WHY I APPRECIATE PUBLIC CONFESSION

It is hard to write on this topic without sounding like I am judging other believers and their practices. Please trust me that I am not. I don’t consider myself, my religious affiliation, or my practices to be any more pleasing to God than yours. I only wish to comment on my personal experience.

I was raised Lutheran, and I grew up reciting all of the liturgy. At the time, all of it was meaningless to me. Perhaps my disconnection from my church’s tradition is part of the reason I became an Adventist, but that story isn’t what I want to focus on in this article.

When my family first left Adventism, we visited a number of different churches trying to find the “true Church”. After each visit, we discussed the service as a family, even though our kids were still young.

Perhaps because of my background and my familiarity with the denomination, several of those visits included trips to a local Lutheran church. One day, after attending another Lutheran service, our youngest daughter commented that she didn’t like that church. We asked more questions, trying to find out what bothered her. It turned out that she didn’t like having to say that she was sinful—a confession embedded in the Lutheran liturgy.

Her admission led to an interesting family discussion, and looking back, I realize that my daughter’s honestly-admitted aversion illustrates several important points. Most obviously, sinners don’t like admitting that they are sinful.

What does “being a sinner” mean?

Perhaps it is important at this point to look at what a typical Lutheran confession of sin looks like:

“We confess that we are in bondage to sin and cannot free ourselves. We have sinned against You in thought, word, and deed, by what we have done and by what we have left undone. We have not loved You with our whole heart; we have not loved our neighbors as ourselves. For the sake of Your Son, Jesus Christ, have mercy on us. Forgive us, renew us, and lead us, so that we may delight in your will and walk in your ways, to the glory of Your holy name.”

The confession above begins by identifying the avenues of sin: our thoughts, words, and deeds, and it confirms that we are all intractably bound to sin. All too often, we limit our personal definition of sin to our deeds, or immoral acts.
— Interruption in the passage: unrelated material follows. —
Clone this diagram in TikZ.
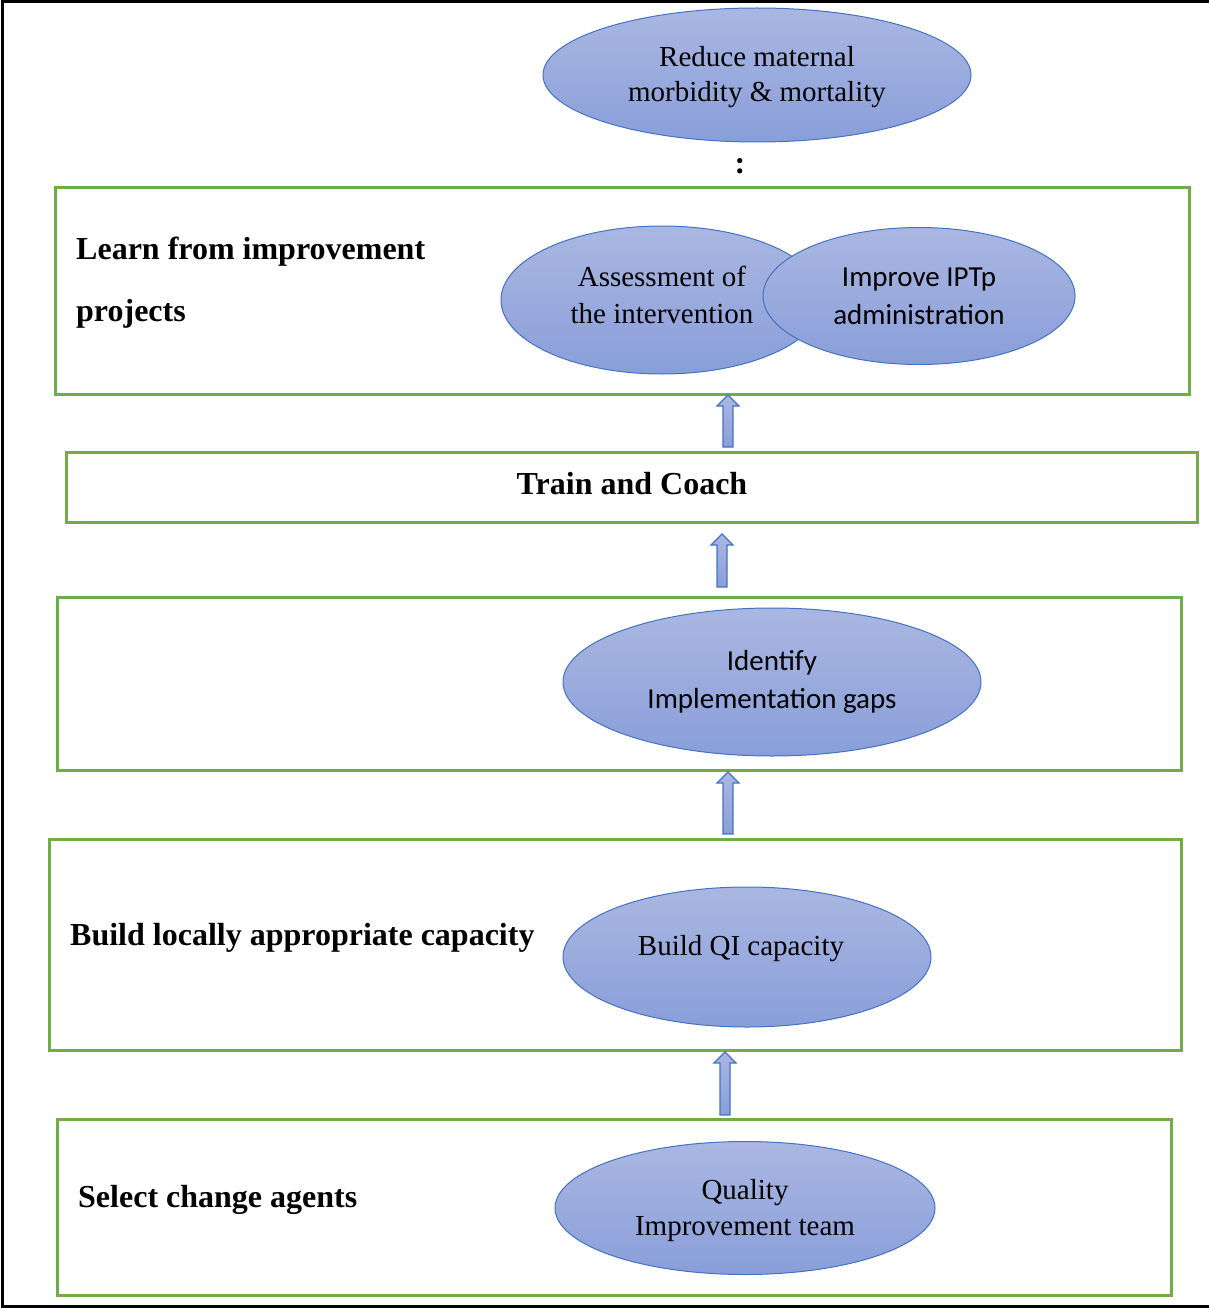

Consequently, we conclude that we are “pretty good”. After all, we didn’t murder, steal, or commit adultery, so we comfort ourselves that we are relatively righteous.

Unfortunately, Scripture doesn’t acknowledge any degree of righteousness. Either we are as holy as our Father in heaven, or we are sinners. Our verdict is that black-and-white. When we understand that our sin extends beyond what we have done to include what we have said and even what we have thought, our status as “sinners” becomes far more clear. Our thoughts, after all, reflect what is inside us, and they come unbidden—unerring mirrors of our own weaknesses.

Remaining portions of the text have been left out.